Rumah Impian

Ada rumah mungil di hamparan semesta yang hijau. Tiap hari hanya ada damai dan ketenangan. Rumah itu memiliki jendela yang lebar-lebar, udara melimpah ruah. Diantara ruangan-ruangan itu, ada satu ruangan istimewa yang terisi penuh dengan buku. Saat kamu berada di sana, kamu akan merasa menjadi orang paling bahagia. Kamu bisa seharian diam saja tanpa bicara, namun seolah kamu berkeliling kemana-mana.
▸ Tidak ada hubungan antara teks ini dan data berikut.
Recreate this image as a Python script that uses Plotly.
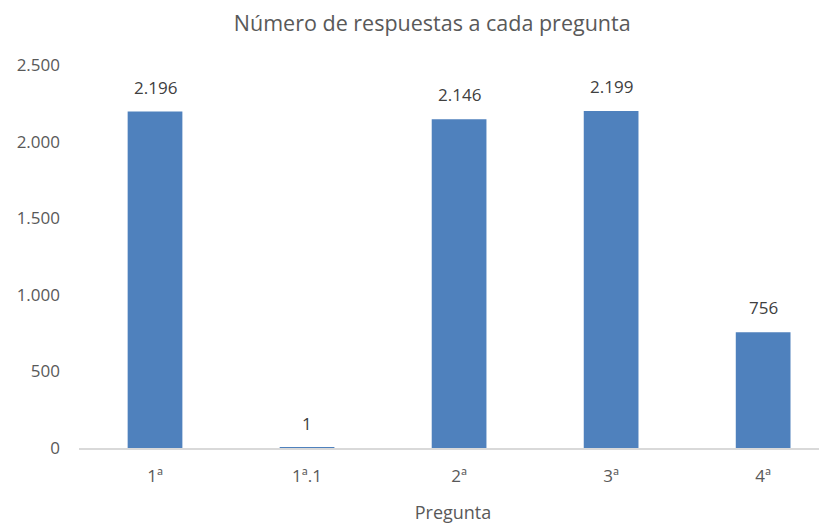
"""Número de respuestas a cada pregunta — bar chart."""
import plotly.graph_objects as go

preguntas  = ['1ª', '1ª.1', '2ª', '3ª', '4ª']
respuestas = [2196, 1, 2146, 2199, 756]
y_ticks    = [0, 500, 1000, 1500, 2000, 2500]

BAR   = '#4F81BD'
TEXT  = '#595959'
FONT  = 'Open Sans'


def fmt(v):
    return f"{v:,}".replace(',', '.')


fig = go.Figure(go.Bar(
    x=preguntas, y=respuestas, width=0.36,
    marker=dict(color=BAR, line=dict(width=0)),
    hoverinfo='x+y',
))

for p, v in zip(preguntas, respuestas):
    fig.add_annotation(x=p, y=v, text=fmt(v), showarrow=False,
                       yanchor='bottom', yshift=11,
                       font=dict(family=FONT, size=17, color='#404040'))

# page body adds an 8px offset, so the figure is sized/margined 8px less
fig.update_layout(
    width=819, height=521,
    margin=dict(l=71, r=0, t=57, b=81),
    paper_bgcolor='white', plot_bgcolor='white',
    separators=',.',
    showlegend=False,
    title=dict(text='Número de respuestas a cada pregunta', x=0.518, xanchor='center',
               y=0.970, yanchor='middle',
               font=dict(family=FONT, size=21.5, color=TEXT)),
    font=dict(family=FONT, color=TEXT),
)
fig.update_xaxes(
    range=[-0.5, 4.42], showgrid=False, showline=True, linecolor='#D9D9D9', linewidth=2,
    layer='above traces',
    ticks='', ticklabelstandoff=12, tickfont=dict(size=17, color=TEXT),
    title=dict(text='Pregunta', font=dict(size=18, color=TEXT), standoff=20),
)
fig.update_yaxes(
    range=[0, 2500], tickvals=y_ticks, ticktext=[fmt(t) for t in y_ticks],
    showgrid=False, zeroline=False, showline=False, ticks='',
    ticklabelstandoff=18, tickfont=dict(size=17, color=TEXT),
)

fig.write_html('out.html')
Di pekarangan rumah itu kamu bisa berkebun, kamu menyukai tanaman. Kamu merawatnya dengan hati-hati melihat pertumbuhannya setiap hari seperti menunggui bayi. Seperti bagaimana memetik bunga mekar agar bercabang lagi, kamu memotongnya dengan gunting hati-hati sekali. Seolah kamu dapat merasakan sakit atas tindakanmu itu.

Dihari yang lain, kamu hanya duduk saja, bercanda dengan ikan-ikan. Bermain dengannya, menaburkan makanan, melihat ia tiba-tiba bersembunyi dibalik rimbunan tanaman air entah karena malu akan kedatanganmu atau karena perubahan cuaca. Kamu senang mengamati bunga-bunga teratai yang tumbuh mesra di atas kolam itu. Kamu mengaguminya seperti itu adalah mukjizat Tuhan yang dikirimkan khusus untukmu. Tiap hari kamu bersyukur karena dapat menghirup udara yang benar-benar bersih.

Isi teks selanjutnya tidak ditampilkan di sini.